Required task:
Find every line in the records below that holds the word "matplotlib", and copy each one.
----- Input data -----
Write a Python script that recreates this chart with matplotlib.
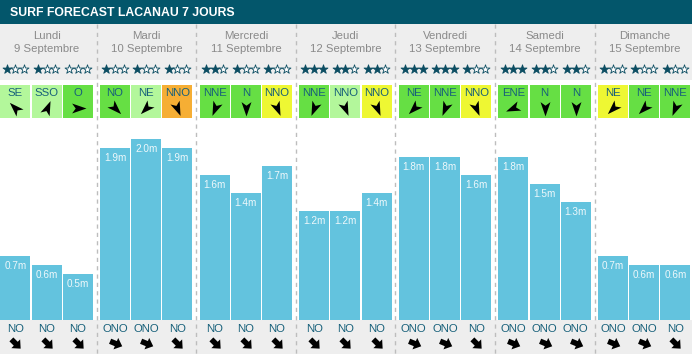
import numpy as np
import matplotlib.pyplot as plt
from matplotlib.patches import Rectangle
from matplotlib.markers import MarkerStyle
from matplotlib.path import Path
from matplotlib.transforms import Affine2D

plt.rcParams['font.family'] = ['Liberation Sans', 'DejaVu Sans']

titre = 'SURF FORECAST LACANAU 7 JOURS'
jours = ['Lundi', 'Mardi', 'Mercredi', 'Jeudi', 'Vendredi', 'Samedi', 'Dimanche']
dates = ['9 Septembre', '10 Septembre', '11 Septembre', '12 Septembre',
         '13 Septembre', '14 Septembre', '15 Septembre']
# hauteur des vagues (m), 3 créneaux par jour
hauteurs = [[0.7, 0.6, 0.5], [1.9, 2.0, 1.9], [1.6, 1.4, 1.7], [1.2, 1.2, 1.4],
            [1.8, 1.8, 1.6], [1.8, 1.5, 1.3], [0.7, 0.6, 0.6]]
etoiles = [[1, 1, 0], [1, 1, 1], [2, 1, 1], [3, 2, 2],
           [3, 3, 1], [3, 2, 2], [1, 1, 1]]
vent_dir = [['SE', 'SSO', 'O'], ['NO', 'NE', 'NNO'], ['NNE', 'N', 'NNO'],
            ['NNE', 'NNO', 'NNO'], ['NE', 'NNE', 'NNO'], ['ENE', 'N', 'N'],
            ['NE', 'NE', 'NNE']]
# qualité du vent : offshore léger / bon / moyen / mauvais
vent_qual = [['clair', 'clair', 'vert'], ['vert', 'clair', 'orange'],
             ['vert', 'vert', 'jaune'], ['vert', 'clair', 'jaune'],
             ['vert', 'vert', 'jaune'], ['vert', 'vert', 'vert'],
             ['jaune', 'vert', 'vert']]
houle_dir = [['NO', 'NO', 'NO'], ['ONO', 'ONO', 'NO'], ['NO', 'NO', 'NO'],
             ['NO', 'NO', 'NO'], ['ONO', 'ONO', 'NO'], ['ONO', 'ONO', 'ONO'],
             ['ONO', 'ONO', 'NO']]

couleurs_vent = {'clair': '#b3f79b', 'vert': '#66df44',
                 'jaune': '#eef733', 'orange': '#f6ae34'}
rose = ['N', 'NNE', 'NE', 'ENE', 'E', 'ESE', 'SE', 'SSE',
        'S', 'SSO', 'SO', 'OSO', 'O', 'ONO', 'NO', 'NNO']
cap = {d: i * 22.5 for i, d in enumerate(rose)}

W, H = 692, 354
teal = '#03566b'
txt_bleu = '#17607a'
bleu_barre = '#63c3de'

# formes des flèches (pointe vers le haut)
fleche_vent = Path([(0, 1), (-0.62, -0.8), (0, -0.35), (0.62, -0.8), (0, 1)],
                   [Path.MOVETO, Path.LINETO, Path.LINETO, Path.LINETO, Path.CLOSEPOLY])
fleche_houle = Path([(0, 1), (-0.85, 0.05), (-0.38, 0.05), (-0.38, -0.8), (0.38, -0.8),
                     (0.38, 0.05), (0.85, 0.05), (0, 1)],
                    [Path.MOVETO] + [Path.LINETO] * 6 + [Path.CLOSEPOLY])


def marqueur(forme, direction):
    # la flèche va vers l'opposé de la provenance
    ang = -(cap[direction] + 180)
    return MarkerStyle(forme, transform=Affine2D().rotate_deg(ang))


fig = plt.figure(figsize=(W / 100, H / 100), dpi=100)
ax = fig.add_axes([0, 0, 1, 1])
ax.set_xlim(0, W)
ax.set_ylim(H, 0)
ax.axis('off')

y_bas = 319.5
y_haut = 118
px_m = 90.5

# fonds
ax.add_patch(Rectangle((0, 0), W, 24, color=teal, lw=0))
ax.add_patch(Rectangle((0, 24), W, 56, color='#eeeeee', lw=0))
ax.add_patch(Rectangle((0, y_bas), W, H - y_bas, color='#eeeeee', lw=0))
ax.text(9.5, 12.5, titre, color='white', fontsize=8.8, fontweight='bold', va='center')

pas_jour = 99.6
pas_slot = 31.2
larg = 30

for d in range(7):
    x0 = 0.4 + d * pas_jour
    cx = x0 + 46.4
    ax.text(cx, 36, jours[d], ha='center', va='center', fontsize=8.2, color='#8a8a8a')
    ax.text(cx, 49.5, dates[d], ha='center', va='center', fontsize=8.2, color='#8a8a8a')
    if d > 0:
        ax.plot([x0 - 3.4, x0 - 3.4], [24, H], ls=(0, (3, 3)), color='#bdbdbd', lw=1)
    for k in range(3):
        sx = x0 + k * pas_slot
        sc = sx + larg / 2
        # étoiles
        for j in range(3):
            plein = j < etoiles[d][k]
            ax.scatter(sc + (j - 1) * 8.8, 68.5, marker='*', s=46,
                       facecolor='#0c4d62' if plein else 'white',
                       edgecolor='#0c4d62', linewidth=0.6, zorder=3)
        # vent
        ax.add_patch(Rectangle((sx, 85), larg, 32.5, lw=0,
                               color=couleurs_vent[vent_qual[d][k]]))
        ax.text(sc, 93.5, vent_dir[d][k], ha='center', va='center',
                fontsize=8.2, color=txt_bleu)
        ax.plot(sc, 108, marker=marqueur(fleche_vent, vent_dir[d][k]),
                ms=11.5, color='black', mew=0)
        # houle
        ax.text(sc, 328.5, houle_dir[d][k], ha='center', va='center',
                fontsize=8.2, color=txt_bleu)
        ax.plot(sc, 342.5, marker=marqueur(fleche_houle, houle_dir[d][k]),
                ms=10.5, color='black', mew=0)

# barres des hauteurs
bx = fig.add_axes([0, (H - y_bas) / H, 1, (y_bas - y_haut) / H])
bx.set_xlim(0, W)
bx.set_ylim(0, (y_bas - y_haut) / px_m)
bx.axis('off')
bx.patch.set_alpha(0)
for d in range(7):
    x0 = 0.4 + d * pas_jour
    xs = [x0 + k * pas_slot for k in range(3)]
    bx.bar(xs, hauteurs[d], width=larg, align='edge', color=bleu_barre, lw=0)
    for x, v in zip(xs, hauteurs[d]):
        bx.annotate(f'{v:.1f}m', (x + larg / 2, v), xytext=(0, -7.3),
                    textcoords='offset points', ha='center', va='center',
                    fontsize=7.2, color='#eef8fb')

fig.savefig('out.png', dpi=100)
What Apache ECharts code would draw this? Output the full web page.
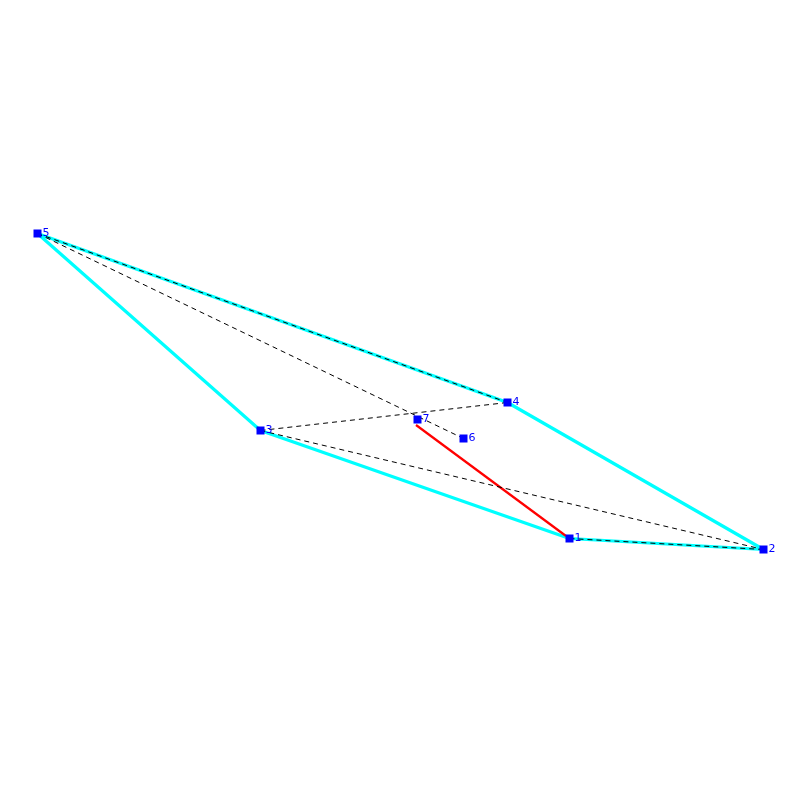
-----
----- Input data -----
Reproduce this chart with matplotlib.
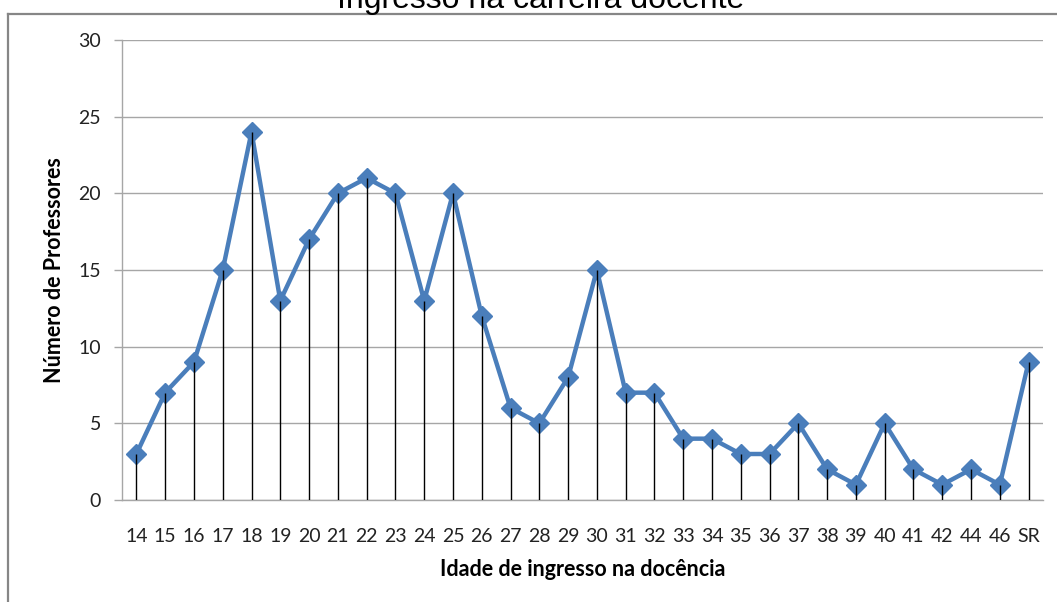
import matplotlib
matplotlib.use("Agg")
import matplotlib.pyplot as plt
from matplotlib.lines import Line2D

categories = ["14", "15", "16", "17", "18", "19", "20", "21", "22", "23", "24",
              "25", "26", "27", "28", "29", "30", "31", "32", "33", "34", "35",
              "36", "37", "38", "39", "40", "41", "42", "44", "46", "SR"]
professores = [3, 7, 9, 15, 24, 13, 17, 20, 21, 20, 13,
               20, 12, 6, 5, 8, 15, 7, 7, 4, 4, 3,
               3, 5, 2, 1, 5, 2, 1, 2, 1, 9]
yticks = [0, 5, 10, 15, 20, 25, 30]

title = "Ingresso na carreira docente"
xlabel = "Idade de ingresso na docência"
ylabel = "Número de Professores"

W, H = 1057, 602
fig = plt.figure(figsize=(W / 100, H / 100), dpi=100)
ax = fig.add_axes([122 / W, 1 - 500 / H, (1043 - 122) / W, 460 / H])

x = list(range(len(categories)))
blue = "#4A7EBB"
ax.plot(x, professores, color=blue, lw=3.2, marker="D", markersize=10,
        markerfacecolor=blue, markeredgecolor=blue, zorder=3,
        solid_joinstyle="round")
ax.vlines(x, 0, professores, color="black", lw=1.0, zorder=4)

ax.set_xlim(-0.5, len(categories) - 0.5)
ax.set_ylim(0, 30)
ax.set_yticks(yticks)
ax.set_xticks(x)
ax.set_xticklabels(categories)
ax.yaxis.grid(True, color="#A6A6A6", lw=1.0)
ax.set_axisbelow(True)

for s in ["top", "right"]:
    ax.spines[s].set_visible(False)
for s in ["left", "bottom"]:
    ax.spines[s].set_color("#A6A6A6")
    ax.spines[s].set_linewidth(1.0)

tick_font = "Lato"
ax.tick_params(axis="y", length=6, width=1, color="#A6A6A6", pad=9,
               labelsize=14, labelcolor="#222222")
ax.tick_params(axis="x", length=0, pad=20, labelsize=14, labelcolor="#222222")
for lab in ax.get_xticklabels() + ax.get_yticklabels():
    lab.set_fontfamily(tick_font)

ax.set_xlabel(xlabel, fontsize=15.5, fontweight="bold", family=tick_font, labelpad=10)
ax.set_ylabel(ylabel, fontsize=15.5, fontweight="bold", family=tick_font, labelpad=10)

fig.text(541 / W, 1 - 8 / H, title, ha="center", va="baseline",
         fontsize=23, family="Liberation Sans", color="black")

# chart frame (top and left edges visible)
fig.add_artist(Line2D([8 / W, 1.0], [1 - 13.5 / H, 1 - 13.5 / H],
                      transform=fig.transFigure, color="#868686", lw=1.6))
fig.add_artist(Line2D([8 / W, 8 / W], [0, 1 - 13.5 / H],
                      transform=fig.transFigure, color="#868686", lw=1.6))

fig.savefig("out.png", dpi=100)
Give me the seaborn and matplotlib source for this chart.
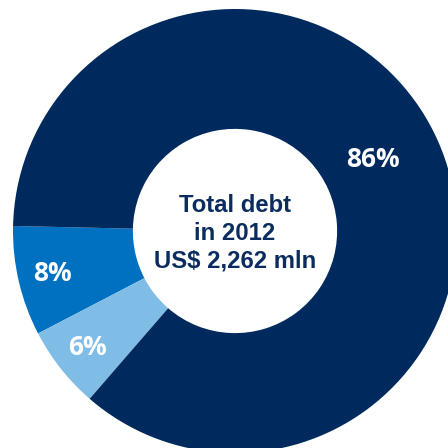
-----
Output for this exercise:
Write a Python script that recreates this chart with matplotlib.
import matplotlib.pyplot as plt
from matplotlib.patches import Rectangle
from matplotlib.markers import MarkerStyle
from matplotlib.path import Path
from matplotlib.transforms import Affine2D
Reproduce this chart with matplotlib.
import matplotlib
matplotlib.use("Agg")
import matplotlib.pyplot as plt
from matplotlib.lines import Line2D
Give me the seaborn and matplotlib source for this chart.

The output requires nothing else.